*DESCRIPTION OF THE TASK*: Every line of the material is to be quoted verbatim, minus the pictures.

*GIVEN DATA*:
···
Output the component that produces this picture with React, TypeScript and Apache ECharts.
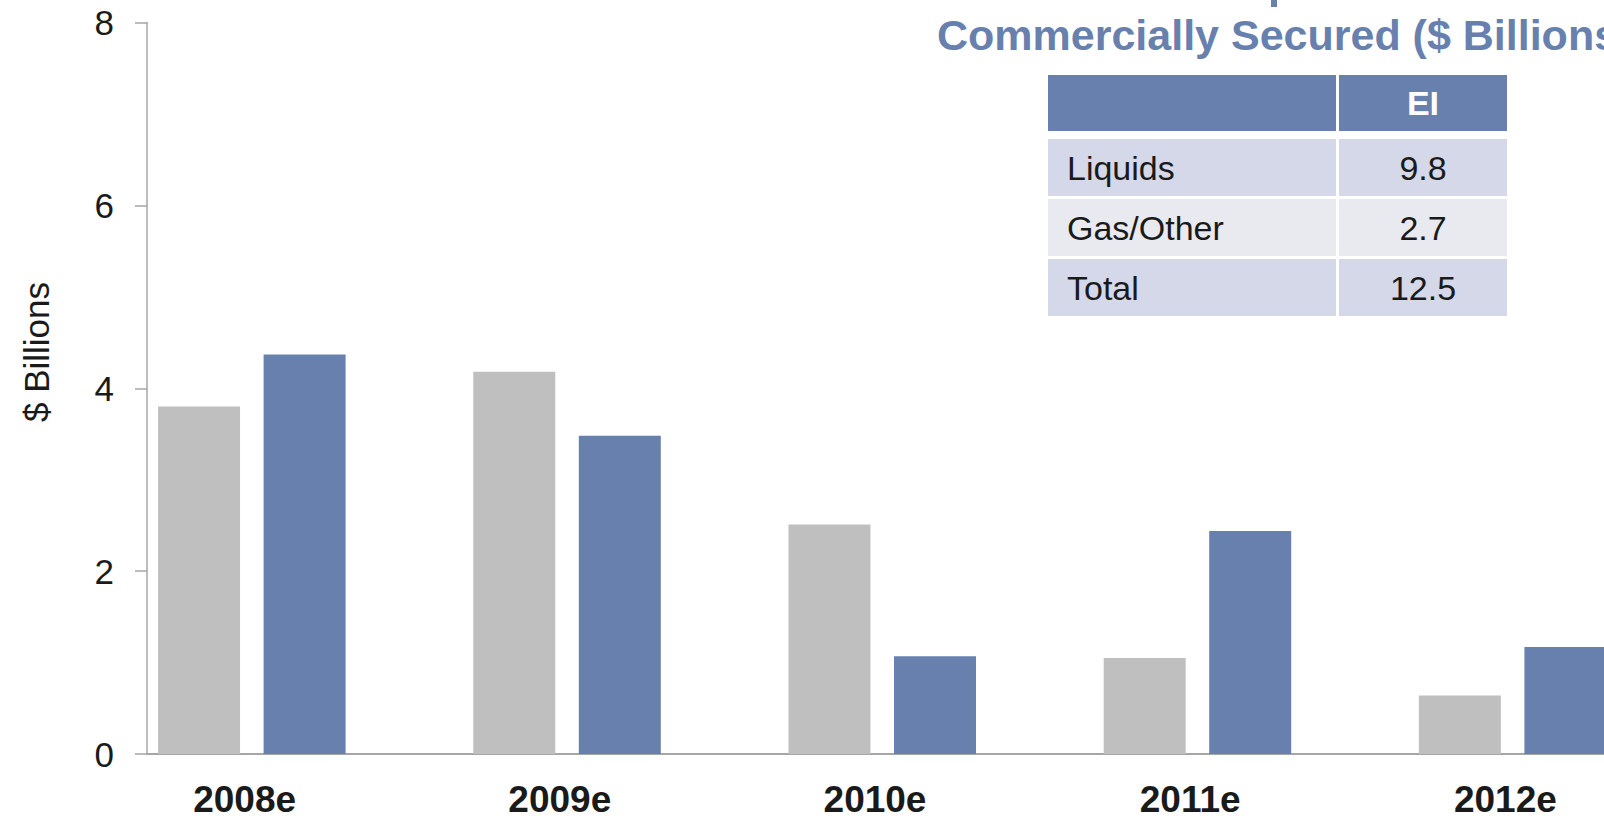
import React, { useEffect, useRef } from "react";
import * as echarts from "echarts";

const categories = ["2008e", "2009e", "2010e", "2011e", "2012e"];
const grayValues = [3.8, 4.18, 2.51, 1.05, 0.64];
const blueValues = [4.37, 3.48, 1.07, 2.44, 1.17];
const spacerValues = [null, null, null, null, null];
const yTicks = { min: 0, max: 8, interval: 2 };

const titleText = "Commercially Secured ($ Billions)";
const yAxisTitle = "$ Billions";
const tableHeader = ["", "EI"];
const tableLabels = ["Liquids", "Gas/Other", "Total"];
const tableValues = ["9.8", "2.7", "12.5"];

const FONT = "'Liberation Sans', Arial, Helvetica, sans-serif";
const BLUE = "#6880ae";
const GRAY = "#bfbfbf";

export default function App() {
  const ref = useRef<HTMLDivElement>(null);
  useEffect(() => {
    if (!ref.current) return;
    const chart = echarts.init(ref.current, null, { renderer: "svg" });

    const tX = 1048;
    const colSplit = 1336;
    const col2X = 1339;
    const tRight = 1507;
    const headerTop = 75;
    const headerH = 56;
    const rowTop = 139;
    const rowH = 57;
    const rowGap = 3;
    const rowColors = ["#d5d8e8", "#e9eaf0", "#d5d8e8"];

    const graphics: any[] = [];
    graphics.push({ type: "rect", shape: { x: tX, y: headerTop, width: colSplit - tX, height: headerH }, style: { fill: BLUE } });
    graphics.push({ type: "rect", shape: { x: col2X, y: headerTop, width: tRight - col2X, height: headerH }, style: { fill: BLUE } });
    graphics.push({
      type: "text",
      x: (col2X + tRight) / 2,
      y: headerTop + headerH / 2,
      style: { text: tableHeader[1], fill: "#ffffff", font: `bold 34px ${FONT}`, textAlign: "center", textVerticalAlign: "middle" },
    });
    tableLabels.forEach((lab, i) => {
      const y = rowTop + i * (rowH + rowGap);
      graphics.push({ type: "rect", shape: { x: tX, y, width: colSplit - tX, height: rowH }, style: { fill: rowColors[i] } });
      graphics.push({ type: "rect", shape: { x: col2X, y, width: tRight - col2X, height: rowH }, style: { fill: rowColors[i] } });
      graphics.push({
        type: "text",
        x: 1067,
        y: y + rowH / 2,
        style: { text: lab, fill: "#1a1a1a", font: `34px ${FONT}`, textAlign: "left", textVerticalAlign: "middle" },
      });
      graphics.push({
        type: "text",
        x: (col2X + tRight) / 2,
        y: y + rowH / 2,
        style: { text: tableValues[i], fill: "#1a1a1a", font: `34px ${FONT}`, textAlign: "center", textVerticalAlign: "middle" },
      });
    });
    graphics.push({
      type: "text",
      x: 937,
      y: 35,
      style: { text: titleText, fill: BLUE, font: `bold 43px ${FONT}`, textAlign: "left", textVerticalAlign: "middle" },
    });
    graphics.push({ type: "rect", shape: { x: 1271, y: 0, width: 6, height: 7 }, style: { fill: BLUE } });
    graphics.push({
      type: "text",
      x: 36,
      y: 352,
      rotation: Math.PI / 2,
      style: { text: yAxisTitle, fill: "#1a1a1a", font: `35px ${FONT}`, textAlign: "center", textVerticalAlign: "middle" },
    });

    chart.setOption({
      animation: false,
      backgroundColor: "#ffffff",
      grid: { left: 147, top: 22.5, height: 731.5, width: 1576, containLabel: false, outerBoundsMode: "none" },
      xAxis: {
        type: "category",
        data: categories,
        axisLine: { lineStyle: { color: "#a6a6a6", width: 2 } },
        axisTick: { show: false },
        axisLabel: {
          color: "#1a1a1a",
          fontFamily: FONT,
          fontSize: 37,
          fontWeight: "bold",
          lineHeight: 34,
          margin: 28,
          padding: [0, 120, 0, 0],
        },
      },
      yAxis: {
        type: "value",
        min: yTicks.min,
        max: yTicks.max,
        interval: yTicks.interval,
        splitLine: { show: false },
        axisLine: { show: true, lineStyle: { color: "#a6a6a6", width: 1.5 } },
        axisTick: { show: true, inside: false, length: 12, lineStyle: { color: "#a6a6a6", width: 1.5 } },
        axisLabel: { color: "#1a1a1a", fontFamily: FONT, fontSize: 35, margin: 33 },
      },
      series: [
        { type: "bar", name: "Gray", data: grayValues, barWidth: 82, barGap: "28.7%", itemStyle: { color: GRAY } },
        { type: "bar", name: "Blue", data: blueValues, barWidth: 82, barGap: "28.7%", itemStyle: { color: BLUE } },
        { type: "bar", name: "Spacer", data: spacerValues, barWidth: 82, barGap: "28.7%", itemStyle: { color: "transparent" } },
      ],
      graphic: graphics,
    });
    return () => chart.dispose();
  }, []);
  return <div ref={ref} style={{ position: "fixed", left: 0, top: 0, width: 1604, height: 818 }} />;
}
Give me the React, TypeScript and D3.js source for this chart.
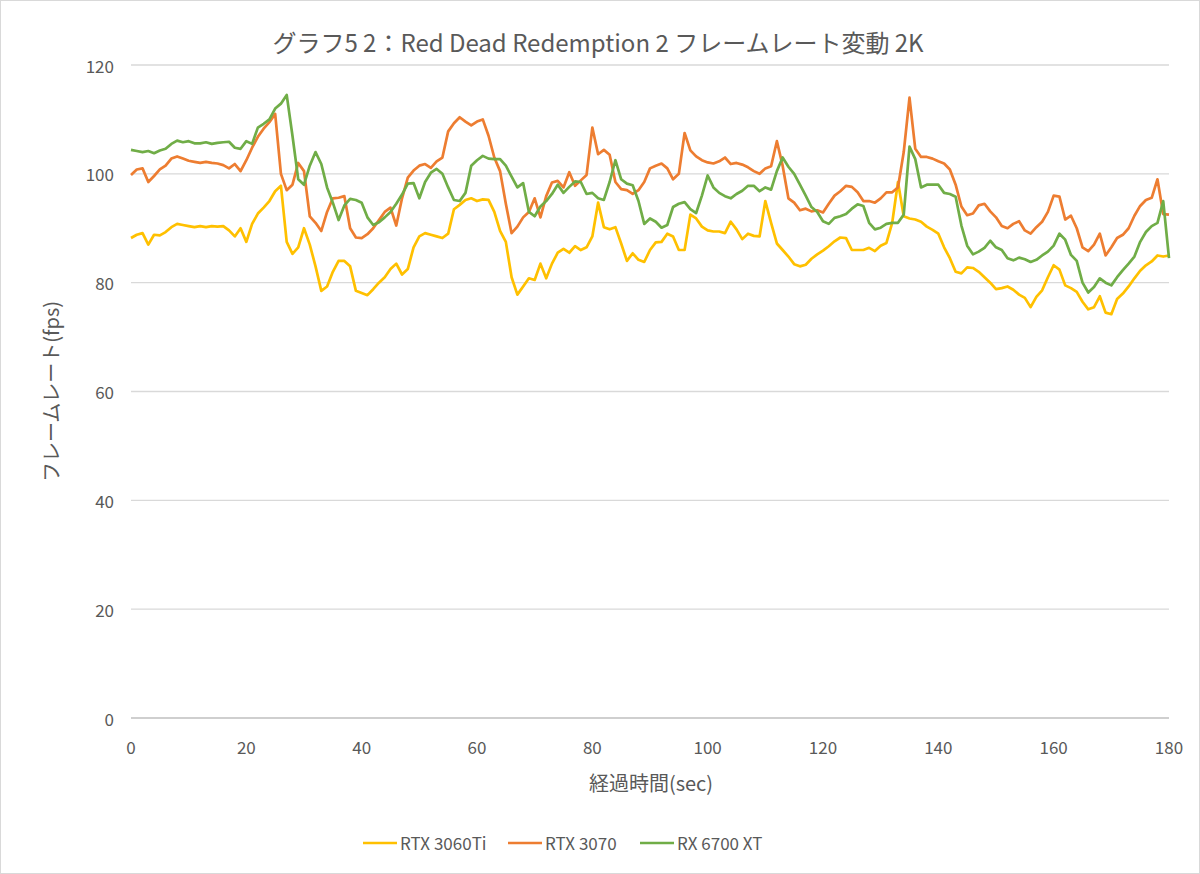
···
*COMPLETED TASK*:
Output the component that produces this picture with React, TypeScript and Apache ECharts.
import React, { useEffect, useRef } from "react";
import * as echarts from "echarts";

const categories = ["2008e", "2009e", "2010e", "2011e", "2012e"];
const grayValues = [3.8, 4.18, 2.51, 1.05, 0.64];
const blueValues = [4.37, 3.48, 1.07, 2.44, 1.17];
const spacerValues = [null, null, null, null, null];
const yTicks = { min: 0, max: 8, interval: 2 };

const titleText = "Commercially Secured ($ Billions)";
const yAxisTitle = "$ Billions";
const tableHeader = ["", "EI"];
const tableLabels = ["Liquids", "Gas/Other", "Total"];
const tableValues = ["9.8", "2.7", "12.5"];

const FONT = "'Liberation Sans', Arial, Helvetica, sans-serif";
const BLUE = "#6880ae";
const GRAY = "#bfbfbf";

export default function App() {
  const ref = useRef<HTMLDivElement>(null);
  useEffect(() => {
    if (!ref.current) return;
    const chart = echarts.init(ref.current, null, { renderer: "svg" });

    const tX = 1048;
    const colSplit = 1336;
    const col2X = 1339;
    const tRight = 1507;
    const headerTop = 75;
    const headerH = 56;
    const rowTop = 139;
    const rowH = 57;
    const rowGap = 3;
    const rowColors = ["#d5d8e8", "#e9eaf0", "#d5d8e8"];

    const graphics: any[] = [];
    graphics.push({ type: "rect", shape: { x: tX, y: headerTop, width: colSplit - tX, height: headerH }, style: { fill: BLUE } });
    graphics.push({ type: "rect", shape: { x: col2X, y: headerTop, width: tRight - col2X, height: headerH }, style: { fill: BLUE } });
    graphics.push({
      type: "text",
      x: (col2X + tRight) / 2,
      y: headerTop + headerH / 2,
      style: { text: tableHeader[1], fill: "#ffffff", font: `bold 34px ${FONT}`, textAlign: "center", textVerticalAlign: "middle" },
    });
    tableLabels.forEach((lab, i) => {
      const y = rowTop + i * (rowH + rowGap);
      graphics.push({ type: "rect", shape: { x: tX, y, width: colSplit - tX, height: rowH }, style: { fill: rowColors[i] } });
      graphics.push({ type: "rect", shape: { x: col2X, y, width: tRight - col2X, height: rowH }, style: { fill: rowColors[i] } });
      graphics.push({
        type: "text",
        x: 1067,
        y: y + rowH / 2,
        style: { text: lab, fill: "#1a1a1a", font: `34px ${FONT}`, textAlign: "left", textVerticalAlign: "middle" },
      });
      graphics.push({
        type: "text",
        x: (col2X + tRight) / 2,
        y: y + rowH / 2,
        style: { text: tableValues[i], fill: "#1a1a1a", font: `34px ${FONT}`, textAlign: "center", textVerticalAlign: "middle" },
      });
    });
    graphics.push({
      type: "text",
      x: 937,
      y: 35,
      style: { text: titleText, fill: BLUE, font: `bold 43px ${FONT}`, textAlign: "left", textVerticalAlign: "middle" },
    });
    graphics.push({ type: "rect", shape: { x: 1271, y: 0, width: 6, height: 7 }, style: { fill: BLUE } });
    graphics.push({
      type: "text",
      x: 36,
      y: 352,
      rotation: Math.PI / 2,
      style: { text: yAxisTitle, fill: "#1a1a1a", font: `35px ${FONT}`, textAlign: "center", textVerticalAlign: "middle" },
    });

    chart.setOption({
      animation: false,
      backgroundColor: "#ffffff",
      grid: { left: 147, top: 22.5, height: 731.5, width: 1576, containLabel: false, outerBoundsMode: "none" },
      xAxis: {
        type: "category",
        data: categories,
        axisLine: { lineStyle: { color: "#a6a6a6", width: 2 } },
        axisTick: { show: false },
        axisLabel: {
          color: "#1a1a1a",
          fontFamily: FONT,
          fontSize: 37,
          fontWeight: "bold",
          lineHeight: 34,
          margin: 28,
          padding: [0, 120, 0, 0],
        },
      },
      yAxis: {
        type: "value",
        min: yTicks.min,
        max: yTicks.max,
        interval: yTicks.interval,
        splitLine: { show: false },
        axisLine: { show: true, lineStyle: { color: "#a6a6a6", width: 1.5 } },
        axisTick: { show: true, inside: false, length: 12, lineStyle: { color: "#a6a6a6", width: 1.5 } },
        axisLabel: { color: "#1a1a1a", fontFamily: FONT, fontSize: 35, margin: 33 },
      },
      series: [
        { type: "bar", name: "Gray", data: grayValues, barWidth: 82, barGap: "28.7%", itemStyle: { color: GRAY } },
        { type: "bar", name: "Blue", data: blueValues, barWidth: 82, barGap: "28.7%", itemStyle: { color: BLUE } },
        { type: "bar", name: "Spacer", data: spacerValues, barWidth: 82, barGap: "28.7%", itemStyle: { color: "transparent" } },
      ],
      graphic: graphics,
    });
    return () => chart.dispose();
  }, []);
  return <div ref={ref} style={{ position: "fixed", left: 0, top: 0, width: 1604, height: 818 }} />;
}
Give me the React, TypeScript and D3.js source for this chart.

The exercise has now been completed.